**** INPUT DATA

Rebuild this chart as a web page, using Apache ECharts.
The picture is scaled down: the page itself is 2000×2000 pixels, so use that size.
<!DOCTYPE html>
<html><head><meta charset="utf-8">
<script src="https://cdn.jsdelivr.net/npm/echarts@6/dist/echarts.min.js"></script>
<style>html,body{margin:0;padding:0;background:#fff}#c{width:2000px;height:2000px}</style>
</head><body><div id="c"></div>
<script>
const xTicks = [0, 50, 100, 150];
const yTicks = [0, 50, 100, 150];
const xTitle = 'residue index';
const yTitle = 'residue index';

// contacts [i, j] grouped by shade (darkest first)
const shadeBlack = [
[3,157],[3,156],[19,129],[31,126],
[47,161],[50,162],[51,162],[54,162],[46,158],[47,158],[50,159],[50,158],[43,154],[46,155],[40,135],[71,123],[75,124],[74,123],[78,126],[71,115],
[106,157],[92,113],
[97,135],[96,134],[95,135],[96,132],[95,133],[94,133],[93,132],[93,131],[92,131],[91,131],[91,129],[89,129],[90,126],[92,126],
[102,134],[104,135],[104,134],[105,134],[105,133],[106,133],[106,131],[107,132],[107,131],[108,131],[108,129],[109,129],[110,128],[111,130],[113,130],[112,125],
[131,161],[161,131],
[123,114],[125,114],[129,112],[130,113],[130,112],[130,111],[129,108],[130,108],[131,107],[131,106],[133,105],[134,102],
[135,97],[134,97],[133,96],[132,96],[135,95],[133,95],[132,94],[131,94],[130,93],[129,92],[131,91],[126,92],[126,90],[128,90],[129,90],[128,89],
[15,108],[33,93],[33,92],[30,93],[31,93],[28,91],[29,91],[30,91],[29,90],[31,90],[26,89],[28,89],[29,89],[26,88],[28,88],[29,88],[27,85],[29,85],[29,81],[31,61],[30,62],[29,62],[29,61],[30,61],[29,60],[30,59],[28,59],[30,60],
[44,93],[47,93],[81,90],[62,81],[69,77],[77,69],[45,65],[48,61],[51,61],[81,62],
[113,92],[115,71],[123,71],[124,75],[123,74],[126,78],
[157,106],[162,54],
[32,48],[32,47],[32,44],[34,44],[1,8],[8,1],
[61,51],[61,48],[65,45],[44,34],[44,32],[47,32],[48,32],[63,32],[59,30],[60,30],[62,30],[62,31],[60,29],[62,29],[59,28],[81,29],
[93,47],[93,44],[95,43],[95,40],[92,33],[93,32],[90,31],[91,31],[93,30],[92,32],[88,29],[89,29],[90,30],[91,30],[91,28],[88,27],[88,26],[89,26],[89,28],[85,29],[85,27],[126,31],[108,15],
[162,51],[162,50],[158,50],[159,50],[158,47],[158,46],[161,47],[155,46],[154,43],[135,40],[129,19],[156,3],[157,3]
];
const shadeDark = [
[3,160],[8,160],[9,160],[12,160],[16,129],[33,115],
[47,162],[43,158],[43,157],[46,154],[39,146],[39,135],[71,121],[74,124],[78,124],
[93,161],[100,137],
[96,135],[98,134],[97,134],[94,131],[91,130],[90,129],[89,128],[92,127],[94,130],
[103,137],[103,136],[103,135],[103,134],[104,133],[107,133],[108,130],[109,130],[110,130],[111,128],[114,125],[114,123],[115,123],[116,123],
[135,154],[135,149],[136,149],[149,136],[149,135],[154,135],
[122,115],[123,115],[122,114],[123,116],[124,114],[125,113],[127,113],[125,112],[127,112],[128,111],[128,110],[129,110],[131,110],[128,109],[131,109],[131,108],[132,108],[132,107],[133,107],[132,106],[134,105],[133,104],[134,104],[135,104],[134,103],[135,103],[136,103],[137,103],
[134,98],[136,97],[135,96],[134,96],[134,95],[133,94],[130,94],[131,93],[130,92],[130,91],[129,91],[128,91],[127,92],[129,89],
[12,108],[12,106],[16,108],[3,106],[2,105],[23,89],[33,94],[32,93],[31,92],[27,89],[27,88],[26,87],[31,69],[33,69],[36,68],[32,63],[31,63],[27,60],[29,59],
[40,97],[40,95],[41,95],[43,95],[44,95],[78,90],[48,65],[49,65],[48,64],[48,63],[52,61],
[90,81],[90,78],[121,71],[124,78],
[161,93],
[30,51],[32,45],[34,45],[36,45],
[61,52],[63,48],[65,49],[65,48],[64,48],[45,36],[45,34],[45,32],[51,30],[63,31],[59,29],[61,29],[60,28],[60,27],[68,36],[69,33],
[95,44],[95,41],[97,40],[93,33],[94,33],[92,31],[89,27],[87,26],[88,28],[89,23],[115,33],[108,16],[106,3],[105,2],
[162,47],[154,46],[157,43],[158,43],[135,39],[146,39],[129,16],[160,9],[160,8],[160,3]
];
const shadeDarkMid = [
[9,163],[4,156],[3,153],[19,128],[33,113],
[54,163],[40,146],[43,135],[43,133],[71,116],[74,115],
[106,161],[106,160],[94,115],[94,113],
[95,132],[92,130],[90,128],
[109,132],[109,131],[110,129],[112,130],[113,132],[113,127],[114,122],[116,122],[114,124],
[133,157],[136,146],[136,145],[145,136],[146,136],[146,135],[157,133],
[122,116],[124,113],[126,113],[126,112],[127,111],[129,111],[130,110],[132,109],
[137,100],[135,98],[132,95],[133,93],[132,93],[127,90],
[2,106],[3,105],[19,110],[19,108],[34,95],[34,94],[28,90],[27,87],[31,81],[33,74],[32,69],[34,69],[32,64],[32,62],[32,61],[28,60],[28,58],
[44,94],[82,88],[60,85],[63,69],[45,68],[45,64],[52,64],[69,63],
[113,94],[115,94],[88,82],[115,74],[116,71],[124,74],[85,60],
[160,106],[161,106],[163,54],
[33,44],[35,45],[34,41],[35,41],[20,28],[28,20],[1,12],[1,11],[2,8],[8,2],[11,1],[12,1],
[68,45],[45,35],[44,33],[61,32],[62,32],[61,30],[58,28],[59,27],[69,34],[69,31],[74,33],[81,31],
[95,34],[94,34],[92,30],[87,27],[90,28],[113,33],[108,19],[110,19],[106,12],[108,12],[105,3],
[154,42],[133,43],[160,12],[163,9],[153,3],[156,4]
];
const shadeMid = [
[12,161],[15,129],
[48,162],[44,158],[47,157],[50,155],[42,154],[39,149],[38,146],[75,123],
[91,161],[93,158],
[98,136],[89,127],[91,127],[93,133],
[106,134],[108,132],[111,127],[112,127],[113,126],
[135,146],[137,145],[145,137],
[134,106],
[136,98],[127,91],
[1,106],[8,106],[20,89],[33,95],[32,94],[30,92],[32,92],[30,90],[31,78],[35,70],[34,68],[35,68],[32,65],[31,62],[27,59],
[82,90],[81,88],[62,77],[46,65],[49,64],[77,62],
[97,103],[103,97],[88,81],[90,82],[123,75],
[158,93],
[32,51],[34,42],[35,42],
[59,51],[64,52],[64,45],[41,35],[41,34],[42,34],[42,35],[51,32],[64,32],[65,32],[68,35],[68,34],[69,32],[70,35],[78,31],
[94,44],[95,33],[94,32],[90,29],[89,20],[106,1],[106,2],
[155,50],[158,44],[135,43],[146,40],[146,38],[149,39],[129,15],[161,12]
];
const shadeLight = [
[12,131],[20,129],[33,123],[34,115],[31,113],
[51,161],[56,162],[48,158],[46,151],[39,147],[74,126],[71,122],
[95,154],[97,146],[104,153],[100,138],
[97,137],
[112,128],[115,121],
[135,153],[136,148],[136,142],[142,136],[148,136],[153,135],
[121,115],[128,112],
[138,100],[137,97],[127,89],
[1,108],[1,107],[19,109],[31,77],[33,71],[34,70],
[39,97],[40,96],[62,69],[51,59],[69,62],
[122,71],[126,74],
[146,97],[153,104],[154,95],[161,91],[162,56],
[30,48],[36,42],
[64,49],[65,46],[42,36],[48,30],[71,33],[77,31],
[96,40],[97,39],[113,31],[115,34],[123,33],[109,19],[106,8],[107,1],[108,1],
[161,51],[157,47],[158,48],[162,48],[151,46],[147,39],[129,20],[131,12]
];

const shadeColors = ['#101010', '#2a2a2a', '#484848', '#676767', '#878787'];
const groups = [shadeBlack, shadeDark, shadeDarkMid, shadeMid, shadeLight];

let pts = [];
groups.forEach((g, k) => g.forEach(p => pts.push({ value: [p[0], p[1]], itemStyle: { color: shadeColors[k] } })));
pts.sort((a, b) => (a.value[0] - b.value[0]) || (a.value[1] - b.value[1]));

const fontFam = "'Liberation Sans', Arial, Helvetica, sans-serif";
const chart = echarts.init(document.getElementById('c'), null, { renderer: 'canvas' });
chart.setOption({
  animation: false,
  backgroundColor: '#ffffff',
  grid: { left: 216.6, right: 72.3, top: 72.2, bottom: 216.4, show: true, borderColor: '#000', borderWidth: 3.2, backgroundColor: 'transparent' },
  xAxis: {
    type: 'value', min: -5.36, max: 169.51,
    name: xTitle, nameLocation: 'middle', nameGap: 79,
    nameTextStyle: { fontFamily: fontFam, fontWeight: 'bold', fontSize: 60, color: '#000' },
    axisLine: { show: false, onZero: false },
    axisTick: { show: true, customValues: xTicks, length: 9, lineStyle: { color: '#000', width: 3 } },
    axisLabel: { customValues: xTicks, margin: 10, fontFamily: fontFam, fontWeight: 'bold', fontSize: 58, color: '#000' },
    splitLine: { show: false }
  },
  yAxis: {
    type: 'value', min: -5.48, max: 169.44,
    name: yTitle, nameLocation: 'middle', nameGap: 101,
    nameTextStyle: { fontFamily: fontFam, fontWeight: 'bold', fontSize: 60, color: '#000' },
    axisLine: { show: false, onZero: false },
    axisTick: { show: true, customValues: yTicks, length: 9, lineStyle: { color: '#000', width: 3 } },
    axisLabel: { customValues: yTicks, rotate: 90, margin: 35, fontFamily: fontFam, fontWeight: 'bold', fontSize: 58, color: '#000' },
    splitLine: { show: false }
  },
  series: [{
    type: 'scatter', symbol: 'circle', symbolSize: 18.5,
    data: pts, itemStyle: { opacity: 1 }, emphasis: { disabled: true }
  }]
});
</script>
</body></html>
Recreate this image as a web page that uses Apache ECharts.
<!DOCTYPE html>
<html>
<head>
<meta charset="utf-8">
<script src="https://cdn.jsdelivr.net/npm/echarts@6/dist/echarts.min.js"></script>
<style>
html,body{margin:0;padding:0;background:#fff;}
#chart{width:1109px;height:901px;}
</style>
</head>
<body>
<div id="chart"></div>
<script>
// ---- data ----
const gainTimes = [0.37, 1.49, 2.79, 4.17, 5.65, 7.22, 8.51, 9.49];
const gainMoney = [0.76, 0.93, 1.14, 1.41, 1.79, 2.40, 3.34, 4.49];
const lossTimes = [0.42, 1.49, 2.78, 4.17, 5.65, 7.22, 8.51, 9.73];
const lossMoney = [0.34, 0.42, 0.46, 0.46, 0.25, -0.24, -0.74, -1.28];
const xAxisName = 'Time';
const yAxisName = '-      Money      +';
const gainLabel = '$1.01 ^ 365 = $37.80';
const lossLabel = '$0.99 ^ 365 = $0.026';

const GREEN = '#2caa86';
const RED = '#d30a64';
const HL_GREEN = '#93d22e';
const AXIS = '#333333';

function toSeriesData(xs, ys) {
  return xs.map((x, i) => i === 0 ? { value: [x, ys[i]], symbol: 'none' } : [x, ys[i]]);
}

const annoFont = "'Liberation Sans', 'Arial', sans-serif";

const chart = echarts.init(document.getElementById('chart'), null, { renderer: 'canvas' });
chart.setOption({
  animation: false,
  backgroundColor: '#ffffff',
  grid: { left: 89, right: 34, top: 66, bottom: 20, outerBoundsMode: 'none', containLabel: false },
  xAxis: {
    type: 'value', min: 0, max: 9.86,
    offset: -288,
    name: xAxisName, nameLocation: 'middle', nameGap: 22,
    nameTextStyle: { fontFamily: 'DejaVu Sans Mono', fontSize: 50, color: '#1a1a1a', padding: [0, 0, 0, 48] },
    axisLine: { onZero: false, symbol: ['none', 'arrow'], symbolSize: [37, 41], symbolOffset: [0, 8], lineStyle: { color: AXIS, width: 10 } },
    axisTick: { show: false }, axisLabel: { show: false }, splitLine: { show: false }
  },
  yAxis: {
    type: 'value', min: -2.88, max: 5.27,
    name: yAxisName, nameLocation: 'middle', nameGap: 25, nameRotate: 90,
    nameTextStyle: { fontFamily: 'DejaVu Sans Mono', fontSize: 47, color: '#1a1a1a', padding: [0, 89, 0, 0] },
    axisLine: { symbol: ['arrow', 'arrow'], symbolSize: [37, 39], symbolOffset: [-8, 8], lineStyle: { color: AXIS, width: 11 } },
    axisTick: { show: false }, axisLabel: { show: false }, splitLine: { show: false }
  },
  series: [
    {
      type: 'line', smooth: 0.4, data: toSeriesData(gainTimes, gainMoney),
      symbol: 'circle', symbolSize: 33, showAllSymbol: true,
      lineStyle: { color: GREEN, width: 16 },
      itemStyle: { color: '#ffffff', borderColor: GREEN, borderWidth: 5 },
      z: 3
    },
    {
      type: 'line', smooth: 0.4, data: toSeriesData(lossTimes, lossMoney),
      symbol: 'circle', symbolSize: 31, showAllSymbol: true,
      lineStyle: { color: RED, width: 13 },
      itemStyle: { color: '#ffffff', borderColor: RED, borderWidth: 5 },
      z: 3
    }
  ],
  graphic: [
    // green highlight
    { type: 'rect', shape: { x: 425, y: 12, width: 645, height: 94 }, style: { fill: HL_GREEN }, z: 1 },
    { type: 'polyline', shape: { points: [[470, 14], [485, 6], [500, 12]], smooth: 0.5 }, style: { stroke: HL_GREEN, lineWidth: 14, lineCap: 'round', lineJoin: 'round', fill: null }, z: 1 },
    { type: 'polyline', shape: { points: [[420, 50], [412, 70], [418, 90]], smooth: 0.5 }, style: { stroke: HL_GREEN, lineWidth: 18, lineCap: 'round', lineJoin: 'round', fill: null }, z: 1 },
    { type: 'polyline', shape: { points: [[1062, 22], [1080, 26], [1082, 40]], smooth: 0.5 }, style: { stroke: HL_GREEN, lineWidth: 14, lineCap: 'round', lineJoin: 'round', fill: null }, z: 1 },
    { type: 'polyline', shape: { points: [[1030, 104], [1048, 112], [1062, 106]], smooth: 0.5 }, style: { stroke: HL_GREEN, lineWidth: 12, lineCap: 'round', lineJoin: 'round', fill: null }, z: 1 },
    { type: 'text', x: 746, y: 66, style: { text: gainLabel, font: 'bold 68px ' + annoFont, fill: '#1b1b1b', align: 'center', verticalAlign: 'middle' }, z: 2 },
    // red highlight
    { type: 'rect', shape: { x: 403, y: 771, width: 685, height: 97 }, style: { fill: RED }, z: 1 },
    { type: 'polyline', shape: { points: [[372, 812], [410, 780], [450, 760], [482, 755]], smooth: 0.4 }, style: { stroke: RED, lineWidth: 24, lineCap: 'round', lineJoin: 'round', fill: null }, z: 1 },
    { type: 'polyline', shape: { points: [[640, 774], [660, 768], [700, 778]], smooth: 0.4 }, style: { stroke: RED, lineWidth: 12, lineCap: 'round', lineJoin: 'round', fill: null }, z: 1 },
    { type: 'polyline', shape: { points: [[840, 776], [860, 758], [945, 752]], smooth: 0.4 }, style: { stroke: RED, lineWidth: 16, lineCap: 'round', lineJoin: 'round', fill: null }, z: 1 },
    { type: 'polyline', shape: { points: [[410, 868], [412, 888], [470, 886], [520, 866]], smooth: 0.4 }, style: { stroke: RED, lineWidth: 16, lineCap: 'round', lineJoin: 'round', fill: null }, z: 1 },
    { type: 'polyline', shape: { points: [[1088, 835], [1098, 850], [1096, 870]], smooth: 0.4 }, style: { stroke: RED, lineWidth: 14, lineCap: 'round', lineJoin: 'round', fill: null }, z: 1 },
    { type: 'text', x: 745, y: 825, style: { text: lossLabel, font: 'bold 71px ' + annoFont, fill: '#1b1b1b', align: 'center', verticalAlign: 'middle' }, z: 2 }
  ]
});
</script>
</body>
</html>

********

WORK INSTRUCTIONS:
Above are the records; print exactly the lines from the line with "Recreate this image" to the line with "const AXIS = '#333333';", including both, and nothing else.

TASK SOLUTION:
Recreate this image as a web page that uses Apache ECharts.
<!DOCTYPE html>
<html>
<head>
<meta charset="utf-8">
<script src="https://cdn.jsdelivr.net/npm/echarts@6/dist/echarts.min.js"></script>
<style>
html,body{margin:0;padding:0;background:#fff;}
#chart{width:1109px;height:901px;}
</style>
</head>
<body>
<div id="chart"></div>
<script>
// ---- data ----
const gainTimes = [0.37, 1.49, 2.79, 4.17, 5.65, 7.22, 8.51, 9.49];
const gainMoney = [0.76, 0.93, 1.14, 1.41, 1.79, 2.40, 3.34, 4.49];
const lossTimes = [0.42, 1.49, 2.78, 4.17, 5.65, 7.22, 8.51, 9.73];
const lossMoney = [0.34, 0.42, 0.46, 0.46, 0.25, -0.24, -0.74, -1.28];
const xAxisName = 'Time';
const yAxisName = '-      Money      +';
const gainLabel = '$1.01 ^ 365 = $37.80';
const lossLabel = '$0.99 ^ 365 = $0.026';

const GREEN = '#2caa86';
const RED = '#d30a64';
const HL_GREEN = '#93d22e';
const AXIS = '#333333';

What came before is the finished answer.